I have been paying a lot of attention to local councils in New South Wales over the past year, with a particular focus on the more populous councils. As part of my analysis, I decided to draw a line under those councils with a population of over 100,000 people. When I prepared my guides for the 2016 and 2017 council elections, there were 23 councils meeting this criteria. But now there are 25, with Camden and Shoalhaven councils crossing the line since the last round of elections.
Sydney is not growing exponentially faster than other parts of the country, but it is still growing quickly, and that growth is not distributed evenly. For this post I wanted to use a rich source of data to analyse where that growth is most focused, which has implications for the way politics works in local councils.
Every council in New South Wales theoretically uses the same voting system, but that voting system works quite differently depending on the party system.

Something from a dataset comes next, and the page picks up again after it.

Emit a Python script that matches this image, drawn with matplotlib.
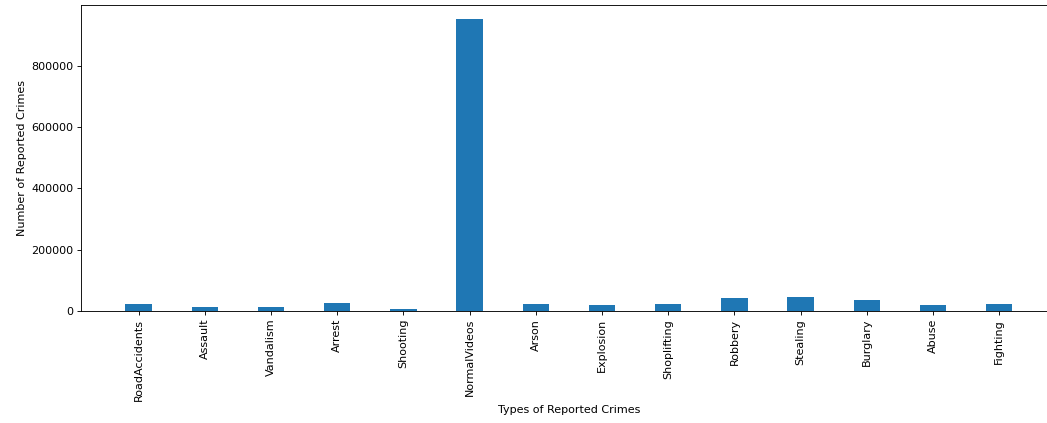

I’m going to return to this topic in future podcasts, but larger urban councils tend to have elections dominated by parties: sometimes the same parties that exist at a state or federal level, but sometimes by parties formed at a local level.
And as population growth is focused on some parts of Sydney, it’s likely their local council politics will change. Large numbers of new residents won’t necessarily vote the same as others, and the increased scale will make it more attractive for parties to contest, and for local candidates to come together under collective banners.
The dataset I’m using is from the New South Wales Electoral Commission. They release numbers of enrolled voters for each local council area (indeed, for each ward and for each Statistical Area 1) roughly once a month, and have been doing so since mid-2007.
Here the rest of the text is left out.